Normally, both parties try to marginalize third-party candidates and keep them from getting publicity in order to prevent them from siphoning off supporters. But some Republicans just can’t vote for Trump (or Clinton) for president, yet vulnerable GOP Members need those voters to turn out for races down the ballot.
Considering Trump had a 28 percent negative rating among Republicans in the June 19-23 NBC News/Wall Street Journal survey, there is a good chance some Republicans can’t stomach either presidential nominee.
Johnson , a former Republican governor of New Mexico, could be a viable alternative for Republicans looking to voice their disapproval of both parties.
“We don’t just need Republicans, we need independents who look like us,” according to one veteran GOP strategist.

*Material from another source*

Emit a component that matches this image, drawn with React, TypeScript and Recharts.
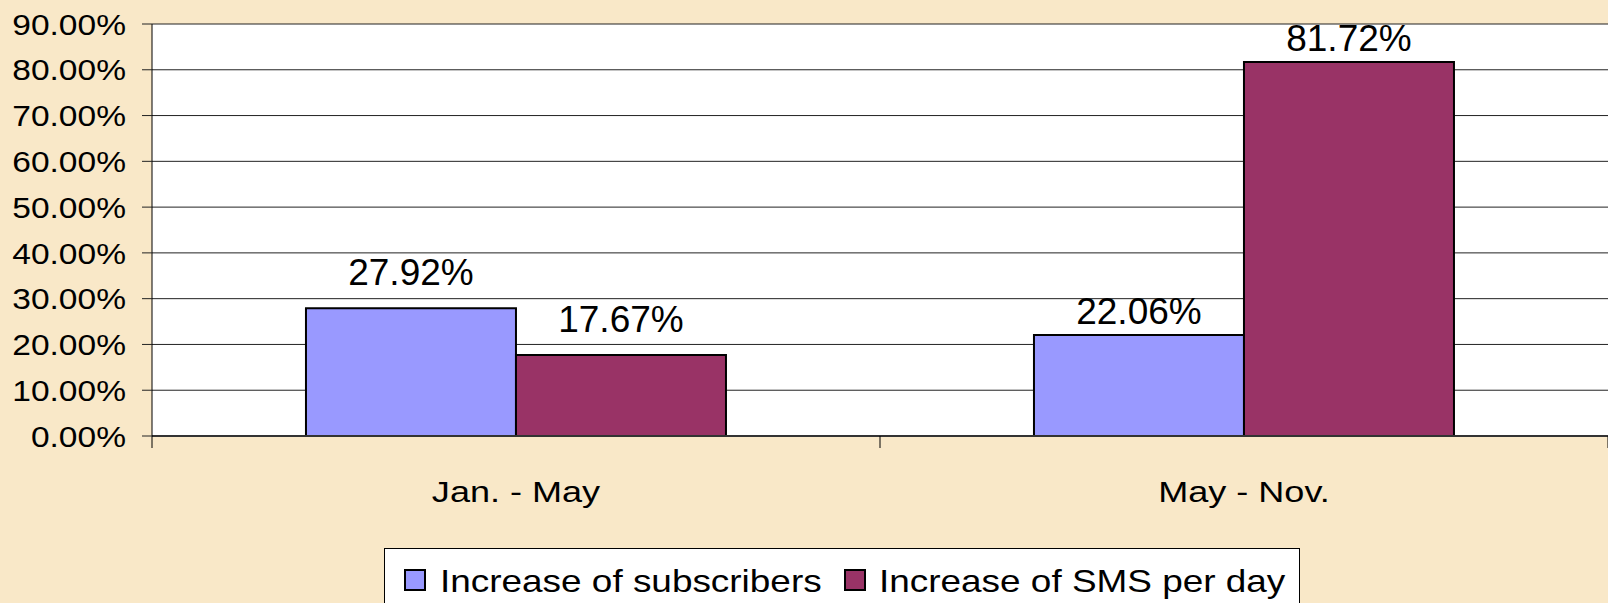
import React from "react";
import { BarChart, Bar, XAxis, YAxis, CartesianGrid, Legend } from "recharts";

const categories = ["Jan. - May", "May - Nov."];
const subscribers = [27.92, 22.06];
const smsPerDay = [17.67, 81.72];
const yTicks = [0, 10, 20, 30, 40, 50, 60, 70, 80, 90];
const seriesOrder = ["subscribers", "sms"];

const data = categories.map((c, i) => ({
  period: c,
  subscribers: subscribers[i],
  sms: smsPerDay[i],
}));

const W = 1608;
const H = 603;
const TOP = 24;
const LEFT = 152;
const XAXIS_H = 60;
const AXIS_Y = 436;
const HALF_BAND = (W - LEFT) / categories.length / 2;
const FONT = "'Liberation Sans', Arial, Helvetica, sans-serif";
const LABEL_GAP = [23, 11];

const fmt = (v: number) => `${v.toFixed(2)}%`;

const YTick = (props: any) => {
  const { y, payload } = props;
  return (
    <g>
      <line x1={LEFT - 10} x2={LEFT} y1={y} y2={y} stroke="#222" />
      <text
        transform={`translate(${LEFT - 26},${y}) scale(1.13,1)`}
        textAnchor="end"
        dy="0.36em"
        fontSize={29.7}
        fontFamily={FONT}
        fill="#000"
      >
        {fmt(payload.value)}
      </text>
    </g>
  );
};

const XTick = (props: any) => {
  const { x, payload, index } = props;
  const last = index === categories.length - 1;
  return (
    <g>
      <line x1={x - HALF_BAND} x2={x - HALF_BAND} y1={AXIS_Y} y2={AXIS_Y + 12} stroke="#000" />
      {last && <line x1={x + HALF_BAND} x2={x + HALF_BAND} y1={AXIS_Y} y2={AXIS_Y + 12} stroke="#000" />}
      <text
        transform={`translate(${x},${AXIS_Y + 66}) scale(1.19,1)`}
        textAnchor="middle"
        fontSize={30.3}
        fontFamily={FONT}
        fill="#000"
      >
        {payload.value}
      </text>
    </g>
  );
};

const BarLabel = (props: any) => {
  const { x, y, width, value, index } = props;
  return (
    <text
      x={x + width / 2}
      y={y - LABEL_GAP[index ?? 0]}
      textAnchor="middle"
      fontSize={37}
      fontFamily={FONT}
      fill="#000"
    >
      {fmt(value)}
    </text>
  );
};

const legendPos = [
  { sq: 19, tx: 55 },
  { sq: 459, tx: 494 },
];

const renderLegend = (props: any) => {
  const items = [...(props.payload || [])].sort(
    (a: any, b: any) => seriesOrder.indexOf(a.dataKey) - seriesOrder.indexOf(b.dataKey)
  );
  return (
    <div
      style={{
        position: "relative",
        width: 916,
        height: 70,
        background: "#fff",
        border: "1px solid #000",
        boxSizing: "border-box",
        fontFamily: FONT,
      }}
    >
      {items.map((it: any, i: number) => (
        <React.Fragment key={it.value}>
          <span
            style={{
              position: "absolute",
              left: legendPos[i].sq,
              top: 20,
              width: 22,
              height: 22,
              background: it.color,
              border: "2px solid #000",
              boxSizing: "border-box",
            }}
          />
          <span
            style={{
              position: "absolute",
              left: legendPos[i].tx,
              top: 17,
              fontSize: 31.7,
              lineHeight: 1,
              whiteSpace: "nowrap",
              color: "#000",
              transform: "scaleX(1.165)",
              transformOrigin: "left center",
            }}
          >
            {it.value}
          </span>
        </React.Fragment>
      ))}
    </div>
  );
};

export default function App() {
  return (
    <div
      style={{
        position: "absolute",
        left: 0,
        top: 0,
        width: W,
        height: H,
        overflow: "hidden",
        background: "#F9E8C8",
      }}
    >
      <BarChart
        width={W}
        height={H}
        data={data}
        margin={{ top: TOP, right: 0, left: 0, bottom: H - AXIS_Y - XAXIS_H }}
        barCategoryGap="21.15%"
        barGap={0}
      >
        <CartesianGrid vertical={false} stroke="#222" fill="#fff" />
        <XAxis
          dataKey="period"
          height={XAXIS_H}
          interval={0}
          tickLine={false}
          axisLine={{ stroke: "#333", strokeWidth: 2 }}
          tick={XTick}
        />
        <YAxis
          width={LEFT}
          domain={[0, 90]}
          ticks={yTicks}
          interval={0}
          tickLine={false}
          axisLine={{ stroke: "#000" }}
          tick={YTick}
        />
        <Legend
          layout="vertical"
          verticalAlign="middle"
          align="center"
          content={renderLegend}
          wrapperStyle={{ position: "absolute", left: 384, top: 548, bottom: "auto", width: 916, height: 70 }}
        />
        <Bar
          dataKey="subscribers"
          name="Increase of subscribers"
          fill="#9999FF"
          stroke="#000"
          strokeWidth={2}
          isAnimationActive={false}
          label={BarLabel}
        />
        <Bar
          dataKey="sms"
          name="Increase of SMS per day"
          fill="#993366"
          stroke="#000"
          strokeWidth={2}
          isAnimationActive={false}
          label={BarLabel}
        />
      </BarChart>
    </div>
  );
}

One way to elevate Johnson’s profile is to be on the stage at Wright State University for the first debate, but he’ll need to meet the requirements from the Commission on Presidential Debates .
“Under the 2016 criteria, in addition to being constitutionally eligible, candidates must appear on a sufficient number of state ballots to have a mathematical chance of winning a majority vote in the Electoral College, and have a level of support of at least 15 percent of the national electorate as determined by five selected national public opinion polling organizations, using the average of those organizations’ most recently publicly reported results at the time of the determination,” according to the commission’s website.
As of Tuesday, Johnson was at 7.8 percent in the RealClearPolitics polling average in four-way ballot tests that included Trump, Clinton, and Green Party candidate Jill Stein. But Johnson was at 10 percent in the new, June NBC News/Wall Street Journal poll .
If Republicans make up the same percentage of the vote as they did in the last presidential election, and all of those Republicans vote for their GOP senator, that will get Mark S. Kirk to 27 percent of the vote in Illinois. It will get Ron Johnson 32 percent in Wisconsin. Rob Portman will get 31 percent in Ohio, Patrick J. Toomey 35 percent in Pennsylvania, Richard Burr 33 percent in North Carolina, and Kelly Ayotte 27 percent in New Hampshire.
Those vulnerable senators need to make up the rest of the ground to another term with a combination of Independents and Democrats, which won’t be an easy task with Trump hanging over the GOP brand.